Wednesday, March 17, 2010

Full Speed Ahead


Nine out of ten FED OFFICIALS say the economy is still very fragile and chose to maintain interest rates at very low levels. The stock market took this queue as an indication that the markets will continue to rise for, as analysts say, another six months.


We can see that already, small cap stocks are up 10% for the year before even the first quarter ends. As long as the Fed is going to keep rates at zero, it's likely to expect that the stock market will continue to rise with little fear of setback. Thus far, any setback has been mild and immediately challenged by the Fed or other government officials.
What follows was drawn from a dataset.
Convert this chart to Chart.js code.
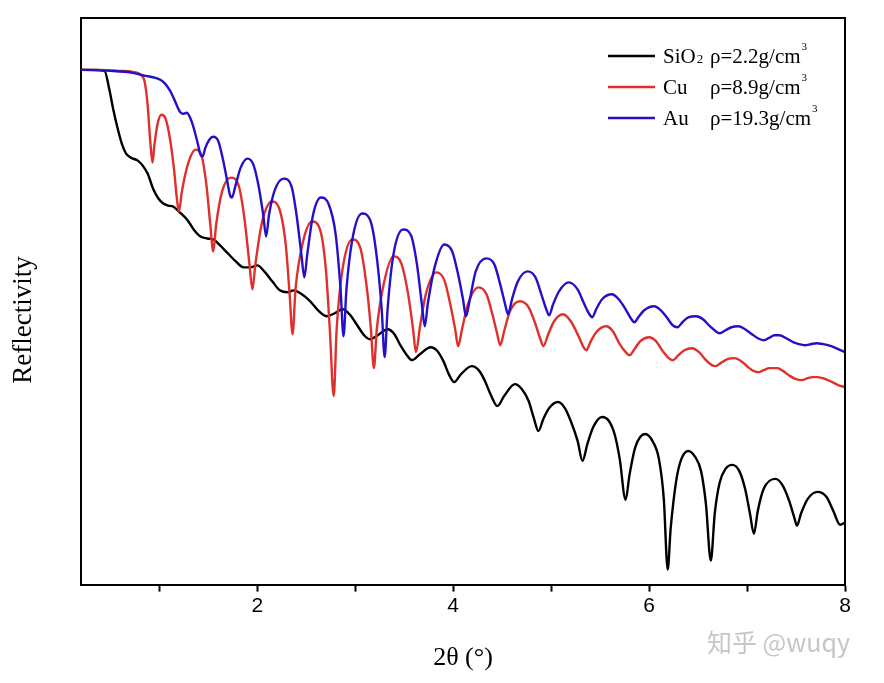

As I have often said in this blog, the markets can continue to be irrational for a much longer time than I can remain solvent. It's so sad from my perspective that the Federal Reserve has tried its best to manage the business cycles for far too many years now. Today's news speaks of how the Fed is lobbying to retain its current level of power and it's continued desire to be the master RISK REGULATOR. Yet, they are creating another bubble. We are not so far from the last highs and even then, the markets were over-inflated. Where were we at when Senor Greenspan claimed that there was irrational exuberance? With our economy continuing to crumble, we are in excess of those irrational levels and the Fed wants more!


For those of us who watch things closely, there is little doubt that we are still in a very fragile state but it's because the rules continue to allow banks and other "too big to fail" entities to hide risk in offshore entities. When the FASB pushed to move these assets back on bank balance sheets, the Federal Reserve complained that virtually no bank would be solvent if this rule came to pass.


We are still in a world of hurt. The interest rate market proves that. Rates are not rising despite all the hype that the economy is improving. DONT BELIEVE IT. Watch interest rates and not the stocks. The stocks are merely a respository for those who can't take the low interest rate pain any longer. Many are forced into the market by the Fed's continued policy of low rates. Those on fixed incomes are especially hurt as prices continue to rise yet fixed income sources fall.


We continue to liquidate long positions at each level higher. Our long term picture shows a massive head-and-shoulders formation developing. It could take several years to form the right shoulder. But this being said, we expect a trade range of 10,000 to 12,000 over the next two years. Then look out below. It's going to take a while for today's policies to ripple through and eventually destroy the American life as we know it today. But it will probably happen. Yes, we can go higher on the market and it's inevitable, with the Federal Reserve's intentions, we will push this market higher. It will keep going up until it pulls in every last penny. Then look out below. Welfare state for today's rich and poor alike.